_SOURCE MATERIAL_.
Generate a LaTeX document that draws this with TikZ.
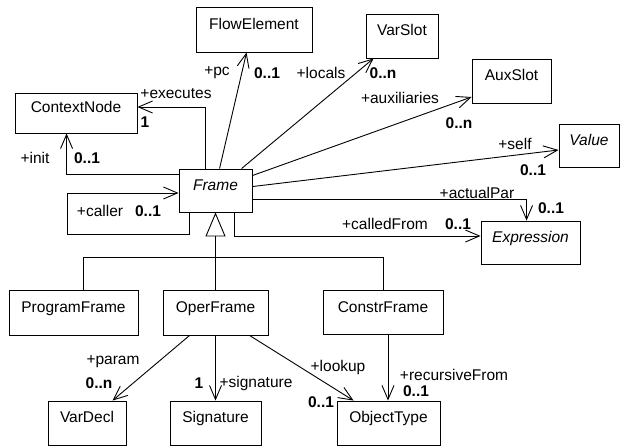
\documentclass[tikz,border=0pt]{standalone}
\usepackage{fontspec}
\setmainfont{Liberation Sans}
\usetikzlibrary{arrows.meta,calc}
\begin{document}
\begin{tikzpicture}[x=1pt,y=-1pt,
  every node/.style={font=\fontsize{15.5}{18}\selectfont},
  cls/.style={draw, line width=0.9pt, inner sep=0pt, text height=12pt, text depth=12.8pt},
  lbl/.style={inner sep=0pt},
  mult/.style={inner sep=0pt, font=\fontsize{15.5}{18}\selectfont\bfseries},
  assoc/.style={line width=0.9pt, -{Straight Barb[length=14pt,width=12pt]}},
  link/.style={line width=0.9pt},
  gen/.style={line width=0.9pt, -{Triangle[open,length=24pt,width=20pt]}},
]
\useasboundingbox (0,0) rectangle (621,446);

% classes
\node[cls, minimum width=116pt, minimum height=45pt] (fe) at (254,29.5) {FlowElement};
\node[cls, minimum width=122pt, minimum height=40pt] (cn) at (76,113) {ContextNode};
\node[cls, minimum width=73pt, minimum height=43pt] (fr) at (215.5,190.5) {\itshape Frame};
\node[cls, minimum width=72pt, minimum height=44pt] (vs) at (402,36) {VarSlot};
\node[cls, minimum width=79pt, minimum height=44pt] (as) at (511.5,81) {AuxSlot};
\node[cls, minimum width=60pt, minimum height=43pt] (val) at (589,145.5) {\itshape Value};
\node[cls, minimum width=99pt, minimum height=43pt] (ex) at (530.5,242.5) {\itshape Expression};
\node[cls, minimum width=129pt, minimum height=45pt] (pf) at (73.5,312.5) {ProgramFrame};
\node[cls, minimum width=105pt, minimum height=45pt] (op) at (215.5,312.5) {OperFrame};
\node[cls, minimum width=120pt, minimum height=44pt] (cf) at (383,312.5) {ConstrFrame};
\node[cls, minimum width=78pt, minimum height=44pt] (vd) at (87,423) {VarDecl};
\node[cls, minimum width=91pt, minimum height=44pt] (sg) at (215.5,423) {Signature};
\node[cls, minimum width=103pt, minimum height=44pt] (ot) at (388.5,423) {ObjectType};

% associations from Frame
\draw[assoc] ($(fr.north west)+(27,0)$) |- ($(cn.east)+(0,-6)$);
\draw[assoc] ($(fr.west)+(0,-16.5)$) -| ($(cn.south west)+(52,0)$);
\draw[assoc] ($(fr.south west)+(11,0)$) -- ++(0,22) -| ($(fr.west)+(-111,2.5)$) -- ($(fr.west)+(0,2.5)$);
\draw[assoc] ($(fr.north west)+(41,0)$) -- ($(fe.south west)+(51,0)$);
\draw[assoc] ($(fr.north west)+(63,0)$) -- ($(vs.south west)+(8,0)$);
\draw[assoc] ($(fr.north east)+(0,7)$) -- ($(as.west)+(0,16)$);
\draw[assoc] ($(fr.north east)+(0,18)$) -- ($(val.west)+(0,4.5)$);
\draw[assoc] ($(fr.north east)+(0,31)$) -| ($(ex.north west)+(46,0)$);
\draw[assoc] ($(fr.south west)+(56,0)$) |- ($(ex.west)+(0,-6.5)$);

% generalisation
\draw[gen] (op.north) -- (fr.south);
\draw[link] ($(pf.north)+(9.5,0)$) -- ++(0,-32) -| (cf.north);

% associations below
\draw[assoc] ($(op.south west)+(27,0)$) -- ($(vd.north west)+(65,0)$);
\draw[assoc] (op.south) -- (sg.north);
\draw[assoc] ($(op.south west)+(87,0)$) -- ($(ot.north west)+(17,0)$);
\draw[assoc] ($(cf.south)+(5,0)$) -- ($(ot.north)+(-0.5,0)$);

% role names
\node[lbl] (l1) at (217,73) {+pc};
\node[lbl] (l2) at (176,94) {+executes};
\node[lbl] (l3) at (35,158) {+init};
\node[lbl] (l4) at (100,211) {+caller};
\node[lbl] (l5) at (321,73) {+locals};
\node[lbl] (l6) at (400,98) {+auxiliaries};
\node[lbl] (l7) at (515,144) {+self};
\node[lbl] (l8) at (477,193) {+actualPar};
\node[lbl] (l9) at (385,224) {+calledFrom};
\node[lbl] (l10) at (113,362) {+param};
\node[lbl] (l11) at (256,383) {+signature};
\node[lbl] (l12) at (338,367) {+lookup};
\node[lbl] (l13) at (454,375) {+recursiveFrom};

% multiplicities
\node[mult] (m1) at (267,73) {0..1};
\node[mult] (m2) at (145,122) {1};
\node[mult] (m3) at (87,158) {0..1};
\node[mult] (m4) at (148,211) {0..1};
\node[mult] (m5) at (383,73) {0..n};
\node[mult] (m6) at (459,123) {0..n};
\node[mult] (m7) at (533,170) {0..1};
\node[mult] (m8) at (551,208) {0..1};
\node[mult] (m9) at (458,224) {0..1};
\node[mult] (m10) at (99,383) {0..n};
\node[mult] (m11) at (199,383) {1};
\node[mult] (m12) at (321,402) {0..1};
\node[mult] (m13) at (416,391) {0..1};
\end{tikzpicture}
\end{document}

_WORK REQUIRED_.
Restate each line from the start of the listing through the line bearing "(0,0) rectangle (621,446);" word for word. Drop the pictures.

_CORRECT RESULT_.
Generate a LaTeX document that draws this with TikZ.
\documentclass[tikz,border=0pt]{standalone}
\usepackage{fontspec}
\setmainfont{Liberation Sans}
\usetikzlibrary{arrows.meta,calc}
\begin{document}
\begin{tikzpicture}[x=1pt,y=-1pt,
  every node/.style={font=\fontsize{15.5}{18}\selectfont},
  cls/.style={draw, line width=0.9pt, inner sep=0pt, text height=12pt, text depth=12.8pt},
  lbl/.style={inner sep=0pt},
  mult/.style={inner sep=0pt, font=\fontsize{15.5}{18}\selectfont\bfseries},
  assoc/.style={line width=0.9pt, -{Straight Barb[length=14pt,width=12pt]}},
  link/.style={line width=0.9pt},
  gen/.style={line width=0.9pt, -{Triangle[open,length=24pt,width=20pt]}},
]
\useasboundingbox (0,0) rectangle (621,446);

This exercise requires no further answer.